Fint is an automation platform built for finance teams who find themselves stuck between modern business demands and legacy accounting software. While accounting tools like Tally Prime, Zoho Books, and QuickBooks are effective for bookkeeping, they typically act as static systems of record. Fint enters the stack as a middleware layer, or a system of intelligence, that handles the execution of tasks before they hit the ledger. The company was started by finance operators who recognized that high-performing teams were spending too much time on the manual reconciliation of documents and data across disconnected software.

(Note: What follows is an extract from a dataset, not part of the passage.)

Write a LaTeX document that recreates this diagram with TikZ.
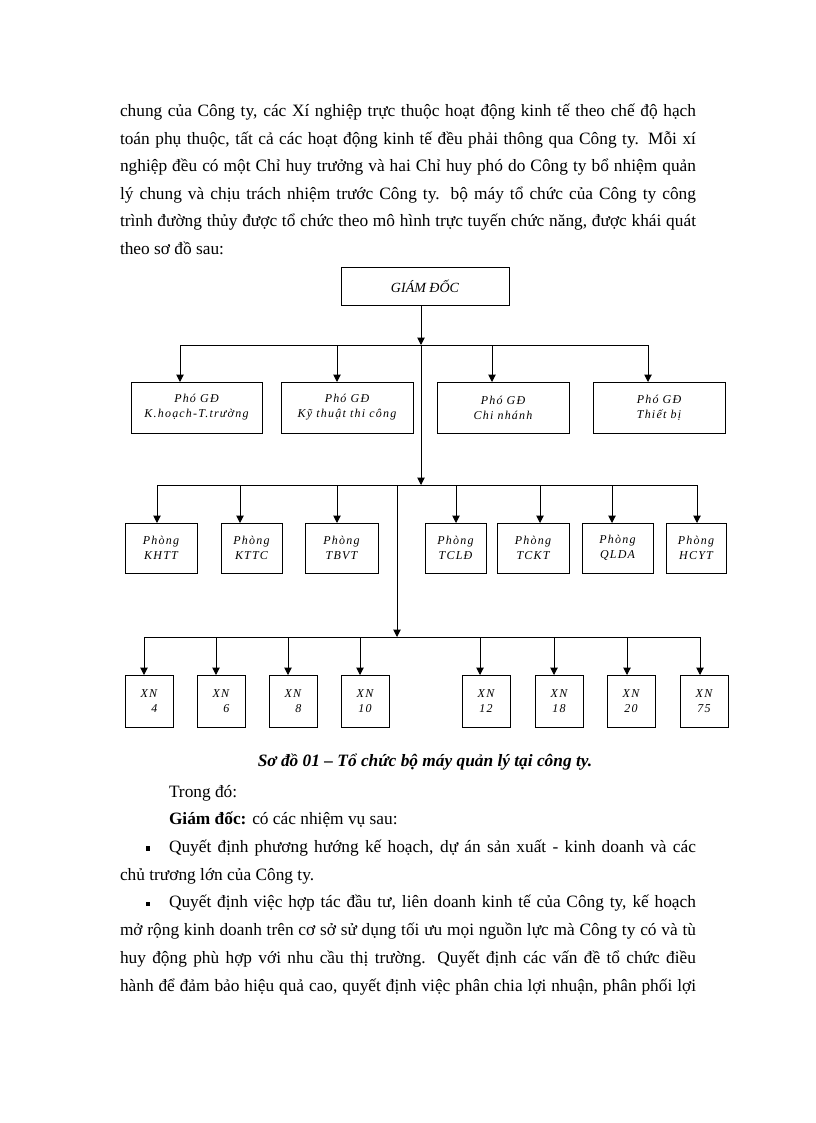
\documentclass[tikz,border=0pt]{standalone}
\usepackage{fontspec}
\setmainfont{Liberation Serif}
\newfontfamily\boxfont[LetterSpace=10]{Liberation Serif}
\usetikzlibrary{arrows.meta}
\begin{document}
\begin{tikzpicture}[x=0.75pt,y=-0.75pt,
  every node/.style={inner sep=0pt,outer sep=0pt},
  box/.style 2 args={draw,line width=0.75pt,minimum width=#1*0.75pt,minimum height=#2*0.75pt,align=center,
     font=\boxfont\itshape\fontsize{9}{11.25}\selectfont},
  conn/.style={line width=0.75pt},
  arr/.style={line width=0.75pt,-{Triangle[length=5.5pt,width=5.5pt]}},
  body/.style={anchor=base west,font=\fontsize{13}{16}\selectfont},
  captext/.style={font=\bfseries\itshape\fontsize{13}{15}\selectfont},
  sqbullet/.style={fill=black,minimum size=3.4pt}
]
\useasboundingbox (0,0) rectangle (816,1123);

% ---- top paragraph
\node[body] (t1) at (120,117) {\makebox[432pt][s]{chung của Công ty, các Xí nghiệp trực thuộc hoạt động kinh tế theo chế độ hạch}};
\node[body] (t2) at (120,144.4) {\makebox[432pt][s]{toán phụ thuộc, tất cả các hoạt động kinh tế đều phải thông qua Công ty. Mỗi xí}};
\node[body] (t3) at (120,171.8) {\makebox[432pt][s]{nghiệp đều có một Chỉ huy trưởng và hai Chỉ huy phó do Công ty bổ nhiệm quản}};
\node[body] (t4) at (120,199.2) {\makebox[432pt][s]{lý chung và chịu trách nhiệm trước Công ty. bộ máy tổ chức của Công ty công}};
\node[body] (t5) at (120,226.6) {\makebox[432pt][s]{trình đường thủy được tổ chức theo mô hình trực tuyến chức năng, được khái quát}};
\node[body] (t6) at (120,254) {theo sơ đồ sau:};

% ---- chart
\node[box={168}{38},font=\itshape\fontsize{10.5}{12}\selectfont] (gd) at (425,286) {GIÁM ĐỐC};

\node[box={131}{51}] (p1) at (196.5,407.5) {Phó GĐ\\K.hoạch-T.trường};
\node[box={132}{51}] (p2) at (347,407.5) {Phó GĐ\\Kỹ thuật thi công};
\node[box={132}{51}] (p3) at (503,407.5) {Phó GĐ\\Chi nhánh};
\node[box={132}{51}] (p4) at (659,407.5) {Phó GĐ\\Thiết bị};

\node[box={72}{50}] (r1) at (161,548) {Phòng\\KHTT};
\node[box={61}{50}] (r2) at (251.5,548) {Phòng\\KTTC};
\node[box={73}{50}] (r3) at (341.5,548) {Phòng\\TBVT};
\node[box={61}{50}] (r4) at (455.5,548) {Phòng\\TCLĐ};
\node[box={72}{50}] (r5) at (533,548) {Phòng\\TCKT};
\node[box={71}{50}] (r6) at (617.5,548) {Phòng\\QLDA};
\node[box={60}{50}] (r7) at (696,548) {Phòng\\HCYT};

\node[box={48}{52},align=left] (x1) at (149,701) {XN\\\hspace*{8pt}4};
\node[box={48}{52},align=left] (x2) at (221,701) {XN\\\hspace*{8pt}6};
\node[box={48}{52},align=left] (x3) at (293,701) {XN\\\hspace*{8pt}8};
\node[box={48}{52}] (x4) at (365,701) {XN\\10};
\node[box={48}{52}] (x5) at (486,701) {XN\\12};
\node[box={48}{52}] (x6) at (559,701) {XN\\18};
\node[box={48}{52}] (x7) at (631,701) {XN\\20};
\node[box={48}{52}] (x8) at (704,701) {XN\\75};

% junctions
\coordinate (j1) at (421,345);
\coordinate (j2) at (421,485);
\coordinate (j3) at (397,485);
\coordinate (j4) at (397,637);

\draw[arr] (gd.south -| j1) -- (j1);
\draw[arr] (j1) -- (j2);
\draw[arr] (j3) -- (j4);

% buses
\coordinate (b1l) at (180,345); \coordinate (b1r) at (648,345);
\coordinate (b2l) at (157,485); \coordinate (b2r) at (697,485);
\coordinate (b3l) at (144,637); \coordinate (b3r) at (700,637);
\draw[conn] (b1l) -- (b1r);
\draw[conn] (b2l) -- (b2r);
\draw[conn] (b3l) -- (b3r);

\foreach \n/\xa in {p1/180,p2/337,p3/492,p4/648}{
  \coordinate (c) at (\xa,345);
  \draw[arr] (c) -- (c |- \n.north);}
\foreach \n/\xa in {r1/157,r2/240,r3/337,r4/456,r5/540,r6/612,r7/697}{
  \coordinate (c) at (\xa,485);
  \draw[arr] (c) -- (c |- \n.north);}
\foreach \n/\xa in {x1/144,x2/216,x3/288,x4/360,x5/480,x6/554,x7/627,x8/700}{
  \coordinate (c) at (\xa,637);
  \draw[arr] (c) -- (c |- \n.north);}

\node[captext] (caption) at (425,762) {Sơ đồ 01 – Tổ chức bộ máy quản lý tại công ty.};

% ---- bottom text
\node[body] (u1) at (169,797) {Trong đó:};
\node[body] (u2) at (169,824.7) {\textbf{Giám đốc:} có các nhiệm vụ sau:};
\node[sqbullet] (bl1) at (148,848.4) {};
\node[body] (u3) at (169,852.4) {\makebox[395.25pt][s]{Quyết định phương hướng kế hoạch, dự án sản xuất - kinh doanh và các}};
\node[body] (u4) at (120,880.1) {chủ trương lớn của Công ty.};
\node[sqbullet] (bl2) at (148,903.9) {};
\node[body] (u5) at (169,907.9) {\makebox[395.25pt][s]{Quyết định việc hợp tác đầu tư, liên doanh kinh tế của Công ty, kế hoạch}};
\node[body] (u6) at (120,935.6) {\makebox[432pt][s]{mở rộng kinh doanh trên cơ sở sử dụng tối ưu mọi nguồn lực mà Công ty có và tù}};
\node[body] (u7) at (120,963.3) {\makebox[432pt][s]{huy động phù hợp với nhu cầu thị trường. Quyết định các vấn đề tổ chức điều}};
\node[body] (u8) at (120,991) {\makebox[432pt][s]{hành để đảm bảo hiệu quả cao, quyết định việc phân chia lợi nhuận, phân phối lợi}};
\end{tikzpicture}
\end{document}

One of the most concrete problems Fint solves is the verification of MSME (Micro, Small, and Medium Enterprises) status. In India, companies are legally required to pay MSME-registered vendors within a 45-day window. Failure to do so leads to significant compliance risks and financial penalties. Fint provides a self-serve tool to instantly verify these statuses, removing a common bottleneck in accounts payable workflows. This focus on specific, local compliance requirements like GST and TDS indicates a strategy focused on the Indian market, where UPI-speed transactions have outpaced the back-office tools meant to record them.
Beyond simple verification, the platform uses contextual document processing to handle unstructured data. It accepts PDFs, images, and spreadsheets, extracting relevant data to create journal entries or debit notes automatically. By learning from past journals, the system can categorize vendors and tag transactions without human input. When the AI's confidence in a categorization drops, it escalates the exception to a human reviewer, maintaining a "maker-checker" approval flow that is standard in rigorous finance environments.
The product's core is its Visual Workflow Studio. This editor allows finance leaders to map out approval paths, handoffs, and automation rules in a single interface. The goal is to prevent context leakage that usually happens in email chains or Slack messages. Because Fint integrates via APIs with major ERPs, information syncs in real time. This allows teams to maintain their existing accounting software while using Fint as the primary interface for daily operations.
For many organizations, the transition to Fint is designed to be fast. The company claims a 15-minute integration time for common tools like Zoho and Tally. This speed is a reaction to the notoriously long implementation cycles of traditional ERP upgrades. By remaining an additive layer rather than a replacement for the ERP, Fint avoids the "rip and replace" friction that often kills enterprise software adoption. Every action taken within the platform, from an AI-generated override to a manual approval, is logged to create a full audit trail. This transparency is intended to make quarterly filings and year-end audits less painful, as the evidence for every transaction is captured at the moment of execution.
An intelligence layer on top of ERP and accounting tools that automates finance workflows.